Elizabeth Pond is a Berlin-based journalist and the author of several books on Germany, Europe, and the Balkans.
She was a foreign correspondent for The Christian Science Monitor for two decades in Saigon (during the Vietnam war), in Japan (when Nixon famously visited China), in the Soviet Union (during Brezhnev’s age of stagnation) and in Germany (when the Berlin wall came down, the cold war ended and the two Germanys reunited).
She has also written for Foreign Affairs, Survival, International Security, the Washington Quarterly, the World Policy Journal, the Wall Street Journal, Internationale Politik, Die Zeit and other magazines and newspapers. From 2000-2005, she was the first editor of the English edition of Internationale Politik.
In academic sabbaticals, she has taught at the Bologna center of the Johns Hopkins School of Advanced International Studies, Simmons College, Principia College and Bonn University.

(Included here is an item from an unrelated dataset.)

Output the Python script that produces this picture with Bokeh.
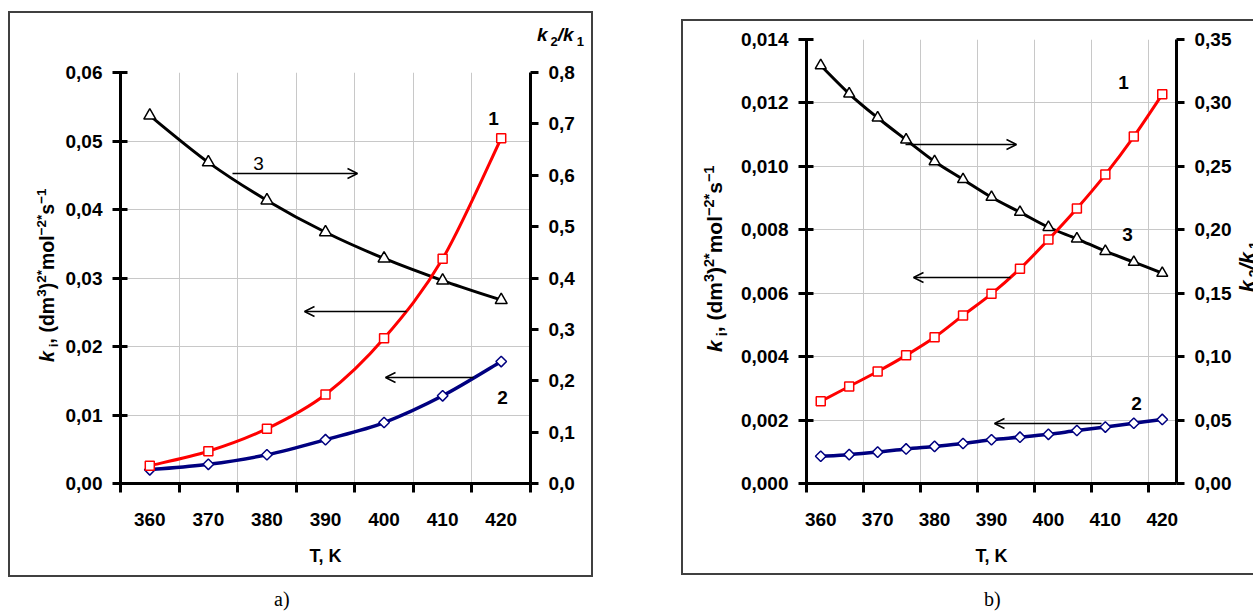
import math
from bokeh.plotting import figure
from bokeh.models import (Range1d, LinearAxis, FixedTicker, CustomJSTickFormatter,
                          Label, Arrow, OpenHead, Div, Spacer)
from bokeh.layouts import row, column
from bokeh.embed import file_html
from bokeh.resources import INLINE

# ---------------- data (panel a) ----------------
T_a = [360, 370, 380, 390, 400, 410, 420]
k1_a = [0.0026, 0.0047, 0.0080, 0.0130, 0.0212, 0.0328, 0.0504]
k2_a = [0.0020, 0.0028, 0.0042, 0.0064, 0.0089, 0.0128, 0.0178]
ratio_a = [0.716, 0.625, 0.551, 0.489, 0.438, 0.395, 0.357]
left_ticks_a = [0.0, 0.01, 0.02, 0.03, 0.04, 0.05, 0.06]
right_ticks_a = [0.0, 0.1, 0.2, 0.3, 0.4, 0.5, 0.6, 0.7, 0.8]
xlabels_a = [360, 370, 380, 390, 400, 410, 420]

# ---------------- data (panel b) ----------------
T_b = [360, 365, 370, 375, 380, 385, 390, 395, 400, 405, 410, 415, 420]
k1_b = [0.00259, 0.00306, 0.00353, 0.00404, 0.00461, 0.00530, 0.00598,
        0.00677, 0.00769, 0.00867, 0.00974, 0.01094, 0.01227]
k2_b = [0.00086, 0.00091, 0.00099, 0.00109, 0.00117, 0.00126, 0.00138,
        0.00146, 0.00155, 0.00167, 0.00178, 0.00190, 0.00202]
ratio_b = [0.3295, 0.3072, 0.2883, 0.2709, 0.2538, 0.2397, 0.2257,
           0.2139, 0.2020, 0.1929, 0.1831, 0.1745, 0.1658]
left_ticks_b = [0.0, 0.002, 0.004, 0.006, 0.008, 0.010, 0.012, 0.014]
right_ticks_b = [0.0, 0.05, 0.10, 0.15, 0.20, 0.25, 0.30, 0.35]
xlabels_b = [360, 370, 380, 390, 400, 410, 420]

FONT = "Liberation Sans"
GRID = "#c8c8c8"
BOX = "#404040"
TICK_FS = "19px"
TXT_FS = "19px"
M0 = (0, 0, 0, 0)


def smooth(xs, ys):
    n = len(xs)
    d = dict(x0=[], y0=[], x1=[], y1=[], cx0=[], cy0=[], cx1=[], cy1=[])
    for i in range(n - 1):
        ip = max(i - 1, 0)
        inn = min(i + 2, n - 1)
        d["x0"].append(xs[i]); d["y0"].append(ys[i])
        d["x1"].append(xs[i + 1]); d["y1"].append(ys[i + 1])
        d["cx0"].append(xs[i] + (xs[i + 1] - xs[ip]) / 6.0)
        d["cy0"].append(ys[i] + (ys[i + 1] - ys[ip]) / 6.0)
        d["cx1"].append(xs[i + 1] - (xs[inn] - xs[i]) / 6.0)
        d["cy1"].append(ys[i + 1] - (ys[inn] - ys[i]) / 6.0)
    return d


def fmt(digits):
    return CustomJSTickFormatter(code="return tick.toFixed(%d).replace('.', ',');" % digits)


def style_axis(ax):
    ax.axis_line_width = 3
    ax.axis_line_color = "black"
    ax.major_tick_line_width = 3
    ax.major_tick_line_color = "black"
    ax.minor_tick_line_color = None
    ax.major_label_text_font = FONT
    ax.major_label_text_font_size = TICK_FS
    ax.major_label_text_font_style = "bold"
    ax.major_label_text_color = "black"


def build(T, k1, k2, ratio, xr, yl, yr, lticks, rticks, ldig, rdig, xlabels,
          bounds, w, h, mb, sizes):
    p = figure(width=w, height=h, x_range=Range1d(*xr), y_range=Range1d(*yl),
               output_backend="svg", toolbar_location=None,
               min_border_left=mb[0], min_border_right=mb[1],
               min_border_top=mb[2], min_border_bottom=mb[3],
               outline_line_color=None, margin=M0)
    p.extra_y_ranges = {"right": Range1d(*yr)}

    xa = p.xaxis[0]
    style_axis(xa)
    xa.ticker = FixedTicker(ticks=xlabels, minor_ticks=bounds)
    xa.major_tick_line_color = None
    xa.major_tick_out = 0
    xa.major_tick_in = 0
    xa.minor_tick_line_color = "black"
    xa.minor_tick_line_width = 3
    xa.minor_tick_out = 9
    xa.minor_tick_in = 0
    xa.major_label_standoff = 20
    xa.axis_label = "T, K"
    xa.axis_label_text_font = FONT
    xa.axis_label_text_font_size = "18px"
    xa.axis_label_text_font_style = "bold"
    xa.axis_label_text_color = "black"
    xa.axis_label_standoff = 17

    ya = p.yaxis[0]
    style_axis(ya)
    ya.ticker = FixedTicker(ticks=lticks)
    ya.formatter = fmt(ldig)
    ya.major_tick_out = 8
    ya.major_tick_in = 7
    ya.major_label_standoff = 10

    ra = LinearAxis(y_range_name="right")
    style_axis(ra)
    ra.ticker = FixedTicker(ticks=rticks)
    ra.formatter = fmt(rdig)
    ra.major_tick_out = 8
    ra.major_tick_in = 0
    ra.major_label_standoff = 10
    p.add_layout(ra, "right")

    p.xgrid.grid_line_color = None
    p.xgrid.minor_grid_line_color = GRID
    p.ygrid.grid_line_color = GRID

    ms_sq, ms_di, ms_tr = sizes
    p.bezier(line_color="black", line_width=3, y_range_name="right", **smooth(T, ratio))
    p.scatter(T, ratio, marker="triangle", size=ms_tr, line_color="black",
              fill_color="white", line_width=1.5, y_range_name="right")
    p.bezier(line_color="#000080", line_width=3.5, **smooth(T, k2))
    p.scatter(T, k2, marker="square", angle=math.pi / 4, size=ms_di, line_color="#000080",
              fill_color="white", line_width=1.5)
    p.bezier(line_color="#ff0000", line_width=3, **smooth(T, k1))
    p.scatter(T, k1, marker="square", size=ms_sq, line_color="#ff0000",
              fill_color="white", line_width=1.5)
    return p


def lab(p, x, y, text, style="bold"):
    p.add_layout(Label(x=x, y=y, text=text, text_font=FONT, text_font_size=TXT_FS,
                       text_font_style=style, text_color="black",
                       text_align="center", text_baseline="middle"))


def arrow(p, xs, ys, xe, ye):
    p.add_layout(Arrow(end=OpenHead(size=10, line_width=1.5, line_color="black"),
                       x_start=xs, y_start=ys, x_end=xe, y_end=ye,
                       line_width=1.5, line_color="black"))


def line_div(w, h):
    return Div(text="", width=w, height=h, margin=M0,
               styles={"background-color": BOX})


def sp(w, h):
    return Spacer(width=w, height=h, margin=M0)


def html_font(fs):
    return ("font-family:'Liberation Sans',Arial,sans-serif;font-size:%spx;"
            "font-weight:bold;color:black;white-space:nowrap;" % fs)


def ytitle_html(ss):
    sup = '<sup style="font-size:%spx">%%s</sup>' % ss
    return ('<i>k</i>' + '<sub style="font-size:%spx;margin-left:4px">i</sub>' % ss +
            ', (dm' + sup % '3' + ')' + sup % '2*' + 'mol' + sup % '&minus;2*' +
            's' + sup % '&minus;1')


def rtitle_html(ss):
    sub = '<sub style="font-size:%spx;margin-left:3px">%%s</sub>' % ss
    return '<i>k</i>' + sub % '2' + '<i>/k</i>' + sub % '1'


def rotated_div(html, fs, w, h, x, y):
    inner = ('<div style="%swidth:300px;height:24px;line-height:24px;transform-origin:0 0;'
             'transform:translate(%dpx,%dpx) rotate(-90deg);">%s</div>') % (
                 html_font(fs), x, y, html)
    return Div(text=inner, width=w, height=h, margin=M0)


# ---------------- panel a ----------------
bounds_a = [t - 5 for t in T_a] + [T_a[-1] + 5]
pa = build(T_a, k1_a, k2_a, ratio_a, (355, 425), (0, 0.06), (0, 0.8),
           left_ticks_a, right_ticks_a, 2, 1, xlabels_a, bounds_a,
           531, 525, (60, 61, 22, 92), (9, 7.5, 12))


def dxa(px):
    return 355 + (px - 120) * 70.0 / 410.0


def dya(py):
    return (483 - py) * 0.06 / 411.0


arrow(pa, dxa(232), dya(173), dxa(357), dya(173))
arrow(pa, dxa(406), dya(311), dxa(304), dya(311))
arrow(pa, dxa(473), dya(377), dxa(385), dya(377))
lab(pa, dxa(258), dya(163), "3", style="normal")
lab(pa, dxa(493), dya(118), "1")
lab(pa, dxa(502), dya(397), "2")

ltitle_a = rotated_div(ytitle_html(13.5), 19.5, 50, 562, 20, 349)
rtitle_a = Div(text='<div style="%sline-height:20px;padding-top:12px;padding-left:477px">%s</div>'
               % (html_font(19), rtitle_html(13)), width=531, height=37, margin=M0)
inner_a = row(ltitle_a, column(rtitle_a, pa, spacing=0), spacing=0)
panel_a = column(line_div(585, 2),
                 row(line_div(2, 562), inner_a, line_div(2, 562), spacing=0),
                 line_div(585, 2), spacing=0)

# ---------------- panel b ----------------
bounds_b = [T_b[i] - 2.5 for i in range(0, len(T_b), 2)]
pb = build(T_b, k1_b, k2_b, ratio_b, (357.5, 422.5), (0, 0.014), (0, 0.35),
           left_ticks_b, right_ticks_b, 3, 2, xlabels_b, bounds_b,
           501, 552, (73, 58, 18, 90), (9, 7.5, 11))


def dxb(px):
    return 357.5 + (px - 806) * 65.0 / 370.0


def dyb(py):
    return (483 - py) * 0.014 / 444.0


arrow(pb, dxb(905), dyb(144), dxb(1016), dyb(144))
arrow(pb, dxb(1010), dyb(277), dxb(913), dyb(277))
arrow(pb, dxb(1101), dyb(423), dxb(994), dyb(423))
lab(pb, dxb(1123), dyb(82), "1")
lab(pb, dxb(1127), dyb(234), "3")
lab(pb, dxb(1136), dyb(403), "2")

ltitle_b = rotated_div(ytitle_html(14.5), 21, 50, 552, 14, 331)
rtitle_b = rotated_div(rtitle_html(14), 21, 19, 552, 1, 271)
inner_b = row(ltitle_b, pb, rtitle_b, spacing=0)
panel_b = column(line_div(572, 2),
                 row(line_div(2, 552), inner_b, spacing=0),
                 line_div(572, 2), spacing=0)

cap_style = ("font-family:'Liberation Serif',serif;font-size:20px;line-height:20px;"
             "color:black;")
div_a = Div(text='<div style="%spadding-top:12px;padding-left:266px">a)</div>' % cap_style,
            width=585, height=32, margin=M0)
div_b = Div(text='<div style="%spadding-top:14px;padding-left:303px">b)</div>' % cap_style,
            width=572, height=32, margin=M0)

layout = row(sp(8, 10),
             column(sp(585, 11), panel_a, div_a, spacing=0),
             sp(88, 10),
             column(sp(572, 19), panel_b, div_b, spacing=0),
             spacing=0)

open("out.html", "w").write(file_html(layout, INLINE))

Her books include From the Yaroslavsky Station (London: Gollancz and New York: St. Martin’s, 1981, 1984, 1985 and 1988); Beyond the Wall: Germany’s Road to Unification (Washington, D.C., Brookings), The German Question and Other German Questions (written with David Schoenbaum, Basingstoke and Stuttgart, Macmillan and DVA, 1996 and 1997); The Rebirth of Europe (Brookings, 1999 and Propylaeen, 2000); Friendly Fire: The Near-Death of the Transatlantic Alliance (Brookings, 2004); and Endgame in the Balkans: Regime Change, European Style (Brookings, 2006).